Dorrien, by contrast, tells you what made that comrade tick. His is not a history of the party but the history of the socialist idea, of what brought particular people to embrace it, how exactly they did embrace it and change it in the process, what part of it they carried into their work in other movements, and, if they abandoned it, what prompted them to do so and what stuck with them nonetheless. In a sense, his is a work of collective biography, though, as the subtitle warns us, it also consists of Dorrien’s analysis of and advocacy for those portions of the socialist vision he finds most plausible and compelling (hence his dive into the complexities of market socialism). To these tasks, Dorrien has brought a lifetime of research into largely neglected realms of socialist history and a keen aptitude for telling the stories he’s uncovered.
Quite unlike Ross, Dorrien dedicates a good deal of his storytelling to how socialists built progressive organizations and movements that were not in themselves explicitly socialist, and how they navigated the tensions inherent in those efforts. Mary White Ovington and William English Walling, for instance, were prominent Debsian socialists who disagreed with the party’s (and Debs’s) position that racism would be eradicated by the nation’s move from capitalism to socialism—a position they felt did nothing to alleviate the dangers faced daily by African Americans.
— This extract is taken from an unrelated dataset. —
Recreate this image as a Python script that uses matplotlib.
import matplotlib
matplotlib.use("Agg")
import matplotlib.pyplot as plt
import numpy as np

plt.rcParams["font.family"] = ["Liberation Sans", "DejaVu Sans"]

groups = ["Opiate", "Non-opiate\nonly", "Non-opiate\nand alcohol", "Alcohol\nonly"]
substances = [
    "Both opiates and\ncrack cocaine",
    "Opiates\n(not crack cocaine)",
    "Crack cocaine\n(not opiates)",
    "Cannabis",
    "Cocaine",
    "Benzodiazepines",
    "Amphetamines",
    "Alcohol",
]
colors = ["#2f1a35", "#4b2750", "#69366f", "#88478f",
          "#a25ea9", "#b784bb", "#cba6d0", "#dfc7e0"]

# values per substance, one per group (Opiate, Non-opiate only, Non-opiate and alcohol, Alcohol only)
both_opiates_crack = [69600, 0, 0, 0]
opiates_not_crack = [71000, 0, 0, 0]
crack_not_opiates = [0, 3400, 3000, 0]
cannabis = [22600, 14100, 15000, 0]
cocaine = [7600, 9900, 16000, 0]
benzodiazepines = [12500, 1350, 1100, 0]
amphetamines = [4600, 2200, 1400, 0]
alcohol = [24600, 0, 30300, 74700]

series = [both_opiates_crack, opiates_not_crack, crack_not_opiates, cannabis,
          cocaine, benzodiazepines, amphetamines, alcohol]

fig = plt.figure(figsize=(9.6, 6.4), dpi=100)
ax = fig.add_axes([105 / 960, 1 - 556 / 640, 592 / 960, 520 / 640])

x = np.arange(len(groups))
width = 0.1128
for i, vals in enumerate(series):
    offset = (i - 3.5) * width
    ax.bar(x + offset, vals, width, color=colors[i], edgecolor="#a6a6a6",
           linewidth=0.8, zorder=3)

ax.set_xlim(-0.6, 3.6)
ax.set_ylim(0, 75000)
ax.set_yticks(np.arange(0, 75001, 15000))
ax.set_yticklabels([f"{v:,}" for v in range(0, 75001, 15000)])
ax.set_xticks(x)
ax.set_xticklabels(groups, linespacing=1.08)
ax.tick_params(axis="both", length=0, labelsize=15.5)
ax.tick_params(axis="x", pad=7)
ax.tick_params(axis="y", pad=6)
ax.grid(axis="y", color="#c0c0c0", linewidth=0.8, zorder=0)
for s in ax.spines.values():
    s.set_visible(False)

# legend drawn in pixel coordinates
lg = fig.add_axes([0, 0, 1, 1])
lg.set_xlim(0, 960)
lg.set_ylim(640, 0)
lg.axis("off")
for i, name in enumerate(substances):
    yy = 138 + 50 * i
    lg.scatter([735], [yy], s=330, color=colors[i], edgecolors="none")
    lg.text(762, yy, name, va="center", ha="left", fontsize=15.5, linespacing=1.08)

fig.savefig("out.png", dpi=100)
Indeed, that Debsian argument was so pervasive within the party that it was not just shared but consistently articulated by George Woodbey, the sole Black delegate to the party’s conventions in 1904 and 1908 and a brilliant street-corner orator whose story the author has pieced together. Dorrien also documents the racism that ran through quadrants of the party and found frequent expression in the speeches of Kate Richards O’Hare, second only to Debs himself as the most popular socialist orator of the early twentieth century.
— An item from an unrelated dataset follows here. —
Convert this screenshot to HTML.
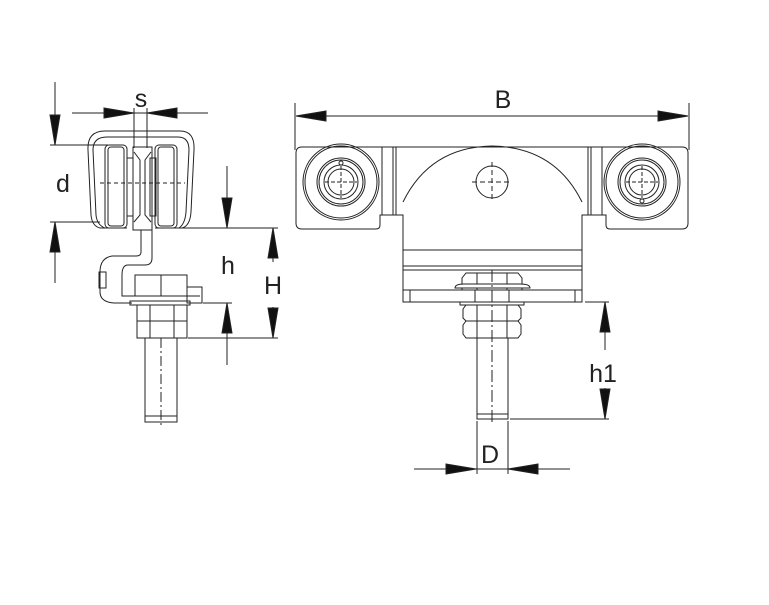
<!DOCTYPE html>
<html><head><meta charset="utf-8"><style>
html,body{margin:0;padding:0;background:#fff;}
svg{display:block}
text{font-family:"Liberation Sans",sans-serif;fill:#222;font-size:25px;text-anchor:middle}
</style></head><body>
<svg width="769" height="605" viewBox="0 0 769 605" xmlns="http://www.w3.org/2000/svg">
<g stroke="#222" stroke-width="1" fill="none">
<!-- ===== LEFT VIEW ===== -->
<line x1="55" y1="82" x2="55" y2="145"/>
<path d="M50,115 L55,145 L60,115 Z" fill="#111"/>
<line x1="55" y1="222" x2="55" y2="283"/>
<path d="M50,252 L55,222 L60,252 Z" fill="#111"/>
<line x1="50" y1="145" x2="108" y2="145"/>
<line x1="50" y1="222" x2="100" y2="222"/>
<line x1="72" y1="113" x2="208" y2="113"/>
<path d="M104,108 L134,113 L104,118 Z" fill="#111"/>
<path d="M177,108 L147,113 L177,118 Z" fill="#111"/>
<line x1="134" y1="108" x2="134" y2="148"/>
<line x1="147" y1="108" x2="147" y2="148"/>
<path d="M100,228 Q92,226 91,215 L88,150 Q87,131 105,131 L180,131 Q195,131 194,150 L191,212 Q190,226 182,228"/>
<path d="M105,228 Q97,225 96,215 L93,150 Q93,137 107,137 L178,137 Q189,137 189,150 L186,212 Q185,224 179,228"/>
<line x1="100" y1="228" x2="127" y2="228"/><line x1="155" y1="228" x2="182" y2="228"/>
<rect x="105" y="145" width="22" height="83" rx="4"/>
<rect x="108" y="147" width="16" height="79" rx="3"/>
<rect x="155" y="145" width="22" height="83" rx="4"/>
<rect x="158" y="147" width="16" height="79" rx="3"/>
<rect x="127" y="158" width="6" height="58"/><rect x="150" y="158" width="6" height="58"/>
<rect x="133" y="147" width="19" height="83"/>
<path d="M134,152 L140,160 L140,215 L134,222 M151,152 L145,160 L145,215 L151,222"/>
<line x1="100" y1="183" x2="185" y2="183" stroke-dasharray="4,3"/>
<path d="M141,230 L141,252 Q141,256 136,256 L112,256 Q100,258 100,272 L100,292 Q100,302 114,303 L132,303"/>
<path d="M152,230 L152,258 Q152,265 145,265 L128,265 Q122,265 122,275 L122,296 L200,296"/>
<rect x="99" y="272" width="7" height="16"/>
<rect x="135" y="275" width="52" height="21"/>
<line x1="161" y1="275" x2="161" y2="296"/>
<rect x="187" y="287" width="15" height="16"/>
<rect x="130" y="301" width="60" height="4"/>
<rect x="137" y="305" width="50" height="16"/><rect x="137" y="321" width="50" height="17"/>
<line x1="150" y1="305" x2="150" y2="338"/><line x1="174" y1="305" x2="174" y2="338"/>
<rect x="145" y="338" width="32" height="84"/>
<line x1="145" y1="416" x2="177" y2="416"/>
<line x1="161" y1="338" x2="161" y2="425" stroke-dasharray="10,3,2,3"/>
<line x1="227" y1="166" x2="227" y2="228"/>
<path d="M222,198 L227,228 L232,198 Z" fill="#111"/>
<line x1="182" y1="228" x2="278" y2="228"/>
<line x1="227" y1="303" x2="227" y2="365"/>
<path d="M222,333 L227,303 L232,333 Z" fill="#111"/>
<line x1="203" y1="303" x2="232" y2="303"/>
<line x1="273" y1="228" x2="273" y2="262"/>
<path d="M268,258 L273,228 L278,258 Z" fill="#111"/>
<line x1="273" y1="307" x2="273" y2="338"/>
<path d="M268,308 L273,338 L278,308 Z" fill="#111"/>
<line x1="188" y1="338" x2="278" y2="338"/>

<!-- ===== RIGHT VIEW ===== -->
<line x1="296" y1="116" x2="688" y2="116"/>
<path d="M326,111 L296,116 L326,121 Z" fill="#111"/>
<path d="M658,111 L688,116 L658,121 Z" fill="#111"/>
<line x1="295" y1="103" x2="295" y2="150"/>
<line x1="689" y1="103" x2="689" y2="150"/>
<path d="M302,147 L682,147 Q688,147 688,153 L688,223 Q688,229 682,229 L610,229 Q606,229 606,225 L606,215 L582,215 L582,302 L403,302 L403,215 L380,215 L380,225 Q380,229 376,229 L302,229 Q296,229 296,223 L296,153 Q296,147 302,147 Z"/>
<line x1="382" y1="147" x2="382" y2="215"/><line x1="393" y1="147" x2="393" y2="215"/><line x1="396" y1="147" x2="396" y2="215"/>
<line x1="602" y1="147" x2="602" y2="215"/><line x1="591" y1="147" x2="591" y2="215"/><line x1="588" y1="147" x2="588" y2="215"/>
<path d="M403,202 Q430,147 492,146 Q555,147 582,202"/>
<circle cx="492" cy="182" r="16"/>
<line x1="472" y1="182" x2="512" y2="182" stroke-dasharray="5,3"/>
<line x1="492" y1="162" x2="492" y2="202" stroke-dasharray="5,3"/>
<line x1="403" y1="250" x2="582" y2="250"/>
<line x1="403" y1="266" x2="582" y2="266"/><line x1="403" y1="270" x2="582" y2="270"/>
<line x1="403" y1="290" x2="582" y2="290"/>
<line x1="410" y1="290" x2="410" y2="302"/><line x1="575" y1="290" x2="575" y2="302"/>
<g>
<circle cx="341" cy="182" r="38"/><circle cx="341" cy="182" r="36"/>
<circle cx="341" cy="182" r="24"/><circle cx="341" cy="182" r="22"/>
<circle cx="341" cy="182" r="17"/><circle cx="341" cy="182" r="13"/>
<line x1="325" y1="182" x2="357" y2="182" stroke-dasharray="4,2"/><line x1="341" y1="166" x2="341" y2="198" stroke-dasharray="4,2"/>
<circle cx="341" cy="163" r="2"/>
</g>
<g>
<circle cx="642" cy="182" r="38"/><circle cx="642" cy="182" r="36"/>
<circle cx="642" cy="182" r="24"/><circle cx="642" cy="182" r="22"/>
<circle cx="642" cy="182" r="17"/><circle cx="642" cy="182" r="13"/>
<line x1="626" y1="182" x2="658" y2="182" stroke-dasharray="4,2"/><line x1="642" y1="166" x2="642" y2="198" stroke-dasharray="4,2"/>
<circle cx="642" cy="201" r="2"/>
</g>
<path d="M466,273 L518,273 L522,278 L522,290 L462,290 L462,278 Z" fill="#fff"/>
<line x1="477" y1="273" x2="477" y2="290"/><line x1="507" y1="273" x2="507" y2="290"/>
<path d="M455,288 Q455,284 464,284 L520,284 Q530,284 530,288 Z" fill="#fff"/>
<rect x="475" y="290" width="34" height="12"/>
<rect x="460" y="302" width="64" height="3"/>
<path d="M466,305 L518,305 L521,309 L521,318 L518,321 L466,321 L463,318 L463,309 Z"/>
<path d="M466,321 L518,321 L521,325 L521,334 L518,338 L466,338 L463,334 L463,325 Z"/>
<line x1="477" y1="305" x2="477" y2="338"/><line x1="507" y1="305" x2="507" y2="338"/>
<rect x="477" y="338" width="31" height="81"/>
<line x1="477" y1="414" x2="508" y2="414"/>
<line x1="492" y1="270" x2="492" y2="425" stroke-dasharray="12,3,2,3"/>
<line x1="585" y1="302" x2="609" y2="302"/>
<line x1="510" y1="419" x2="609" y2="419"/>
<line x1="605" y1="302" x2="605" y2="350"/>
<path d="M600,332 L605,302 L610,332 Z" fill="#111"/>
<line x1="605" y1="388" x2="605" y2="419"/>
<path d="M600,389 L605,419 L610,389 Z" fill="#111"/>
<line x1="477" y1="421" x2="477" y2="474"/><line x1="508" y1="421" x2="508" y2="474"/>
<line x1="414" y1="469" x2="570" y2="469"/>
<path d="M446,464 L476,469 L446,474 Z" fill="#111"/>
<path d="M538,464 L508,469 L538,474 Z" fill="#111"/>
</g>
<text x="63" y="192">d</text>
<text x="141" y="107">s</text>
<text x="228" y="274">h</text>
<text x="273" y="294">H</text>
<text x="503" y="108">B</text>
<text x="603" y="382">h1</text>
<text x="490" y="463">D</text>
</svg>
</body></html>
The Debsian party was a far-flung hodgepodge of distinct subcultures, and Ovington and Walling weren’t often compelled to listen to O’Hare’s vicious racist asides. But the official stance of the party struck them as so blind to racism that they ending up playing major roles in founding the NAACP. They brought in W.E.B Du Bois to edit its magazine and contributed to his advocacy of race-conscious socialism and socialist-conscious anti-racism.